Konkret würde nach unseren Schätzungen eine Absenkung der Ertragsbesteuerung um einen Euro die F&E-Aktivitäten betroffener Betriebe um circa 26 Cents erhöhen. Spezifische steuerliche Anreize wie die bereits erwähnten erweiterten Abzugsmöglichkeiten für F&E-aktive Firmen wären im Vergleich deutlich wirksamer als pauschale Steuersenkungen für alle Unternehmen (Guceri & Liu, 2019; Dechezleprêtre et al., 2023). Vor diesem Hintergrund dürfte die im Januar 2020 in Deutschland eingeführte Forschungszulage als spezifisches steuerliches Förderinstrument deutlich vorteilhafter sein – auch wenn eine spezifische Evaluation des Programms noch aussteht. Aus rein ökonomischen Effizienzüberlegungen wäre sogar eine stärkere Förderung der größeren und damit produktiveren Unternehmen überlegenswert (Akcigit et al., 2022).
- 1 Der abzugsfähige Höchstbetrag lag zunächst bei 500.000 Euro, wurde im Zuge der Coronakrise allerdings zeitlich befristet (bis in das Jahr 2026) auf 1 Mio. Euro erhöht.
- 2 Unserer Analyse beschränkt sich auf Westdeutschland, da Gemeinden zur Schätzung des empirischen Designs auf einen einheitlichen administrativen Gebietsstand transformiert werden müssen. Die Vielzahl an Gebietsreformen in Ostdeutschland in den 1990er und 2000er Jahren verkompliziert diesen Schritt substanziell.

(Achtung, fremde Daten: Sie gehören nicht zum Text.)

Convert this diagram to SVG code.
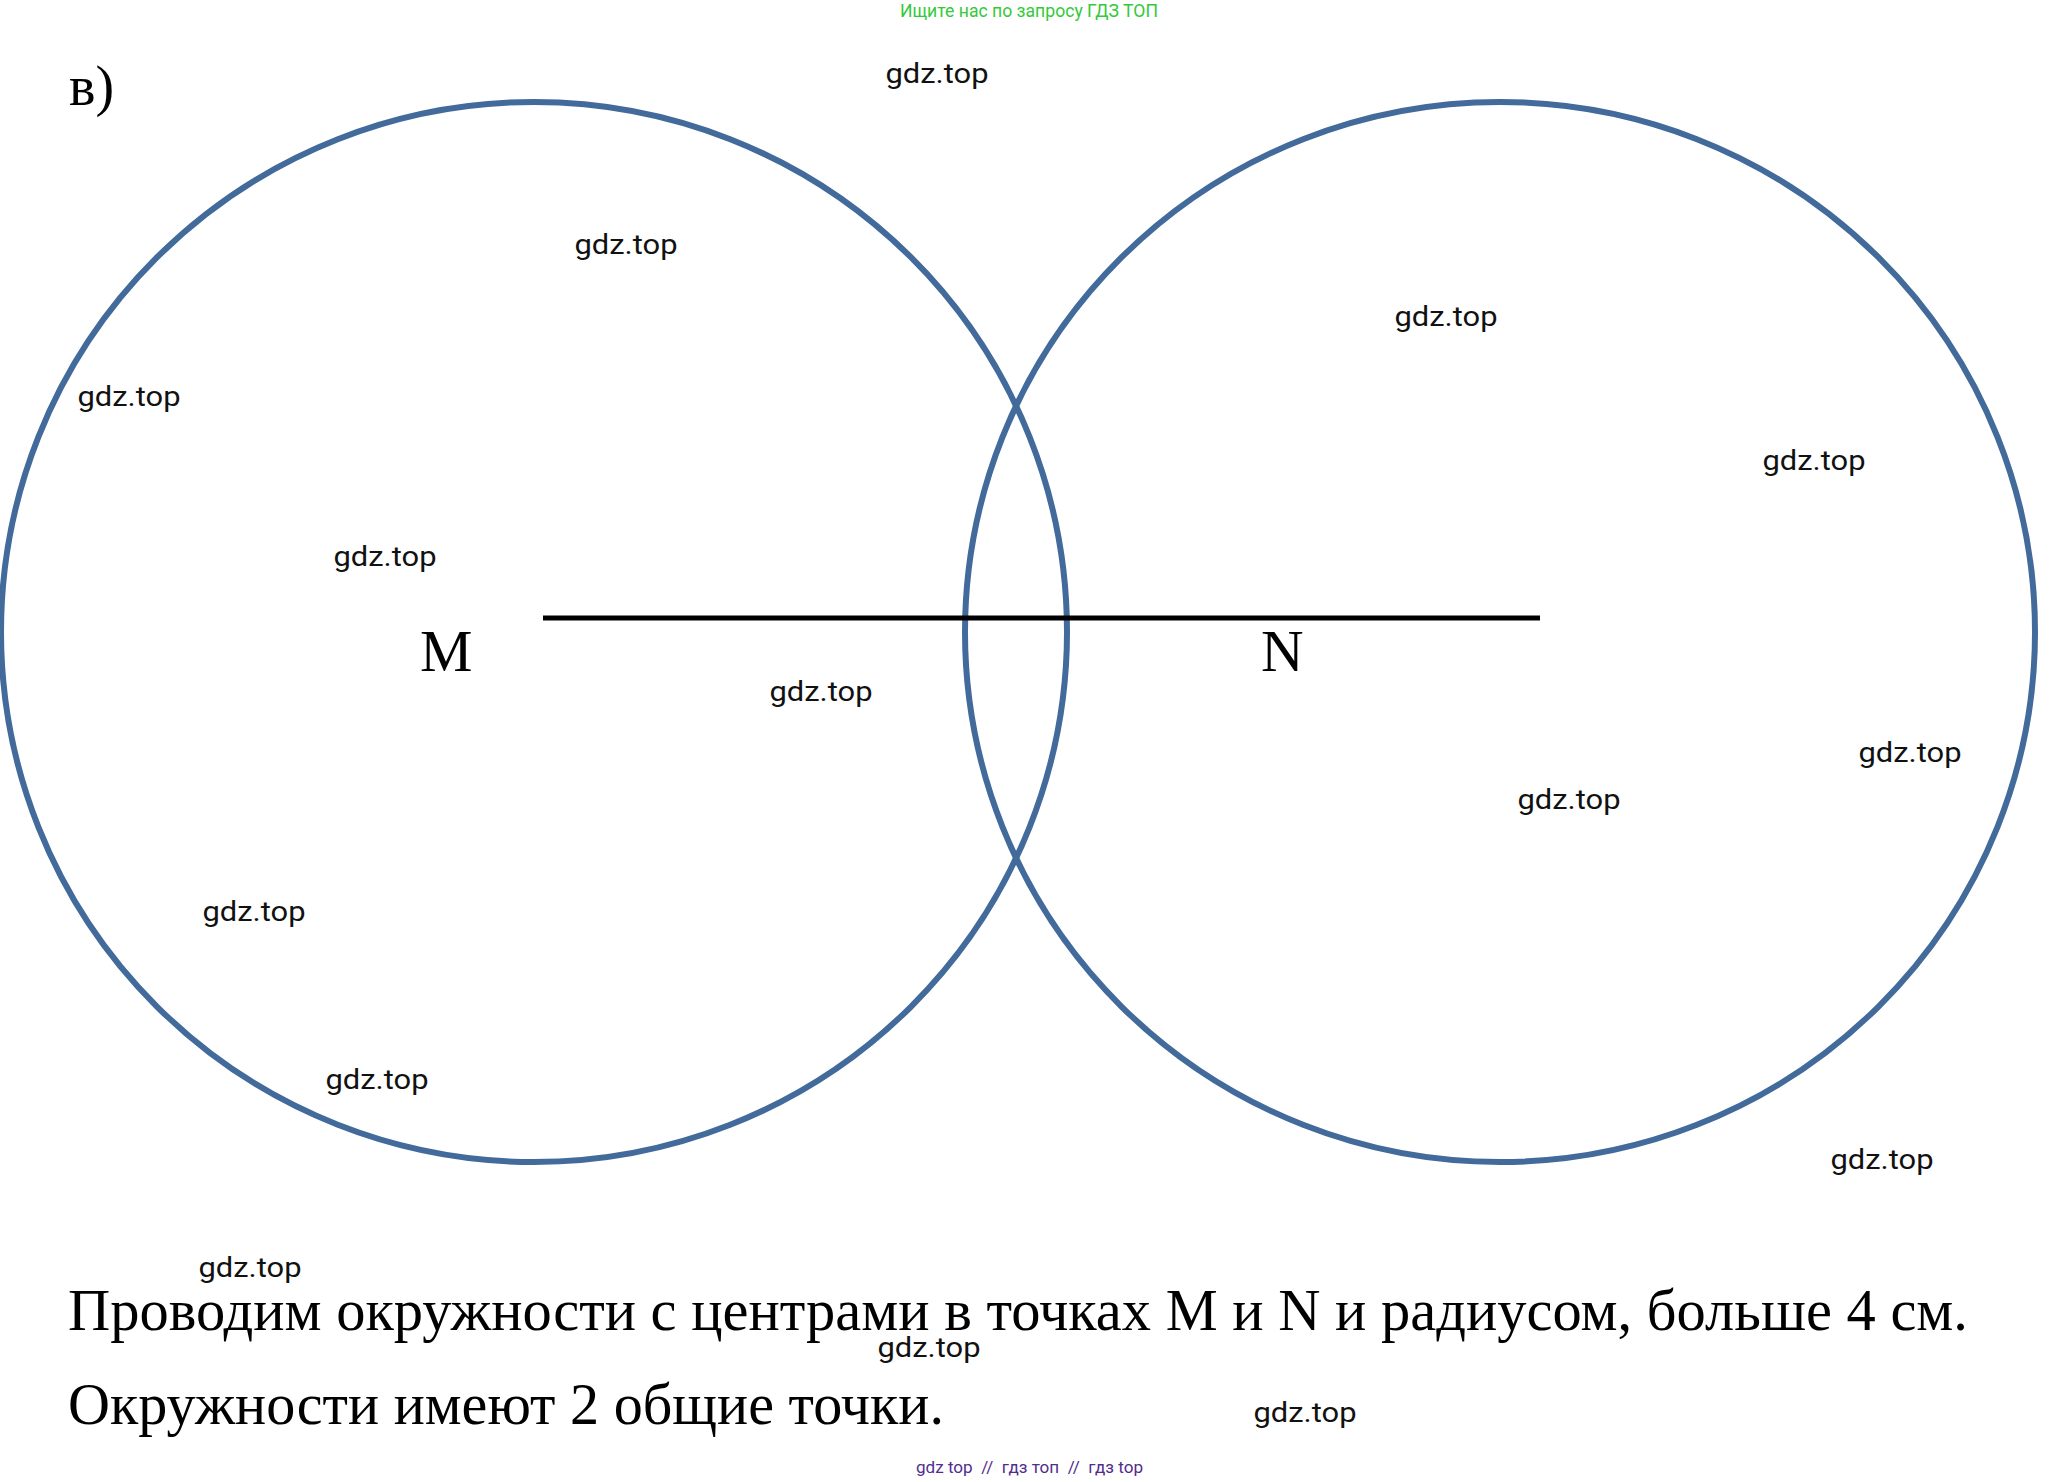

- 3 Die Befragungsdaten des Stifterverbands und Daten der Patentanmeldungen weisen keinen identischen Betriebsschlüssel auf, ein simples Zusammenführen der Daten ist nicht möglich. Aufgrund der Vielzahl an Beobachtungen in beiden Datensätzen wäre ein manueller Abgleich nicht durchführbar, sodass wir auf Methoden maschinellen Lernens zurückgreifen. Details zum Prozedere finden sich in Lichter et al. (im Erscheinen).